I have only wisps of memory of the visits that decorated my early childhood. The images that I do hold of my aunt Grace come from old family photographs and the letters and stories Mom shared with me in that handful of years we spent together between my father’s death and my mother’s dementia.
“You remind me of my sister, Gracie,” Mom would say. “You make me laugh.”
As dementia stole Mom’s memory, I made it my personal mission to make her laugh. She would show me a letter or card from Gracie stuffed full of newspaper clippings from their hometown newspaper – she kept up a subscription all those years. My mother did not. I would read the articles aloud.
“Remember so and so?” Gracie scribbled under the photo from the obituaries. “Quite the ladies man, wasn’t he?”
In the last couple of years, the years since we moved Mom into a dementia care facility, Aunt Grace’s letters for my mother have arrived in my mailbox. It was understood that I would share them with Mom, and once in awhile I’d write a formal note back to this aunt I do not know updating her on her sister’s condition. That was the extent of my contact with her. I didn’t know the sound of her voice when I listened to her phone message, her questions about Mom’s health. I listened once, twice. And then I called her back.
“Did I wake you up? Have you eaten your breakfast yet?” she asked.

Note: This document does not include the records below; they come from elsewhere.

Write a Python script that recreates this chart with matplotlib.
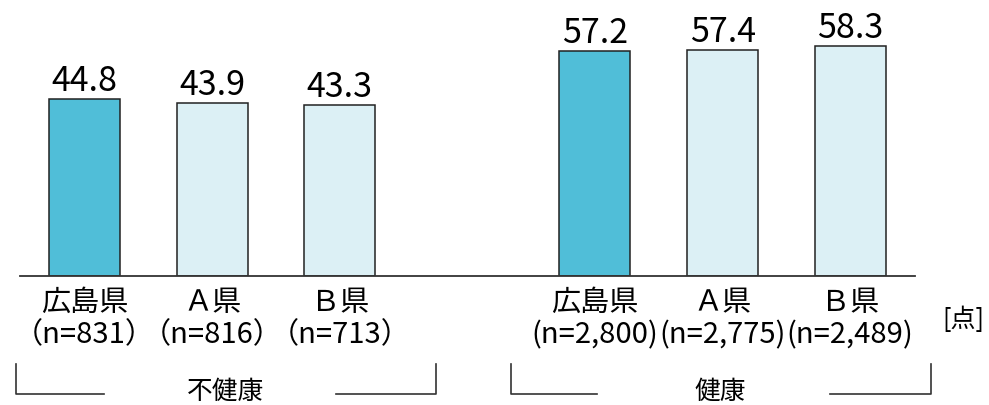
import matplotlib
matplotlib.use("Agg")
import matplotlib.pyplot as plt
from matplotlib.transforms import blended_transform_factory
from matplotlib.lines import Line2D

plt.rcParams['font.family'] = ['Noto Sans CJK JP', 'DejaVu Sans']

# scores by prefecture, for the unhealthy and healthy groups
groups = ["不健康", "健康"]
prefectures = ["広島県", "Ａ県", "Ｂ県"]
scores_unhealthy = [44.8, 43.9, 43.3]
scores_healthy = [57.2, 57.4, 58.3]
n_unhealthy = ["（n=831）", "（n=816）", "（n=713）"]
n_healthy = ["(n=2,800)", "(n=2,775)", "(n=2,489)"]
unit_label = "[点]"

pos_unhealthy = [0, 1, 2]
pos_healthy = [4, 5, 6]

dark = "#50bed8"
light = "#dcf0f5"
colors = [dark, light, light]

W, H = 989, 406
fig = plt.figure(figsize=(W / 100, H / 100), dpi=100)
ax = fig.add_axes([20 / W, 129 / H, 895 / W, 277 / H])
ax.set_xlim(-0.505, 6.508)
ax.set_ylim(0, 70.3)

for pos, vals in ((pos_unhealthy, scores_unhealthy), (pos_healthy, scores_healthy)):
    bars = ax.bar(pos, vals, width=0.556, color=colors,
                  edgecolor="#222222", linewidth=1.1, zorder=2)
    for b, v in zip(bars, vals):
        ax.annotate(f"{v:.1f}", (b.get_x() + b.get_width() / 2, v),
                    xytext=(0, 6.5), textcoords="offset points",
                    ha="center", va="baseline", fontsize=24.5)

for s in ("top", "left", "right"):
    ax.spines[s].set_visible(False)
ax.spines["bottom"].set_linewidth(1.3)
ax.spines["bottom"].set_color("#333333")
ax.set_xticks([])
ax.set_yticks([])

# category labels under the baseline
tr = blended_transform_factory(ax.transData, fig.transFigure)
def fy(px):
    return 1 - px / H

for pos, ns in ((pos_unhealthy, n_unhealthy), (pos_healthy, n_healthy)):
    for x, name, n in zip(pos, prefectures, ns):
        ax.text(x, fy(303), name, transform=tr, ha="center", va="center",
                fontsize=21)
        ax.text(x, fy(335), n, transform=tr, ha="center", va="center",
                fontsize=21)

fig.text(963 / W, fy(320), unit_label, ha="center", va="center", fontsize=18)

# group brackets
spans = [(-0.537, 2.755), (3.34, 6.63)]
gaps = [(0.153, 1.97), (4.016, 5.84)]
for name, (x0, x1), (g0, g1) in zip(groups, spans, gaps):
    kw = dict(transform=tr, color="#333333", linewidth=1.2, clip_on=False)
    fig.add_artist(Line2D([x0, x0, g0], [fy(365), fy(395), fy(395)], **kw))
    fig.add_artist(Line2D([g1, x1, x1], [fy(395), fy(395), fy(365)], **kw))
    ax.text((x0 + x1) / 2, fy(392), name, transform=tr, ha="center",
            va="center", fontsize=18.5)

fig.savefig("out.png", dpi=100)
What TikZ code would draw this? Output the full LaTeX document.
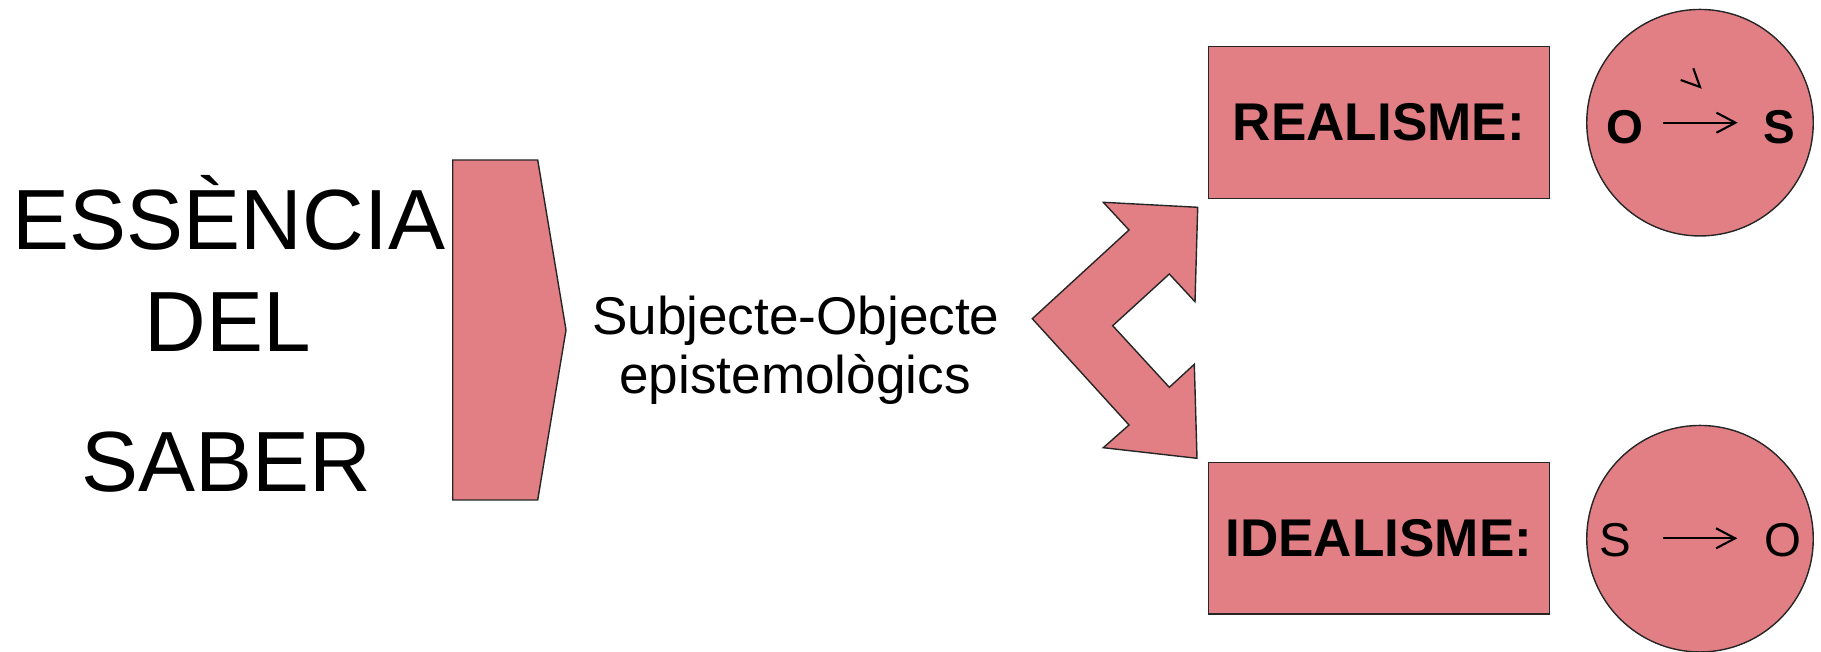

“No worries,” I said. “Just getting ready for work.”
“I had my toast and cereal and coffee and orange juice. Now I don’t have to eat all day.”
“All day? That doesn’t sound like enough food for the whole day.”
“Well, maybe I’ll have a piece of candy later,” she said. “How about you? What did you have for breakfast?”
Here I was talking to a virtual stranger about breakfast cereal and eating habits. Yet I knew she was pulling me in, making me instantly comfortable with her blatant silliness. We spoke of Mom, of Aunt Lilly, of the years in nursing school that she shared with my mother during the war.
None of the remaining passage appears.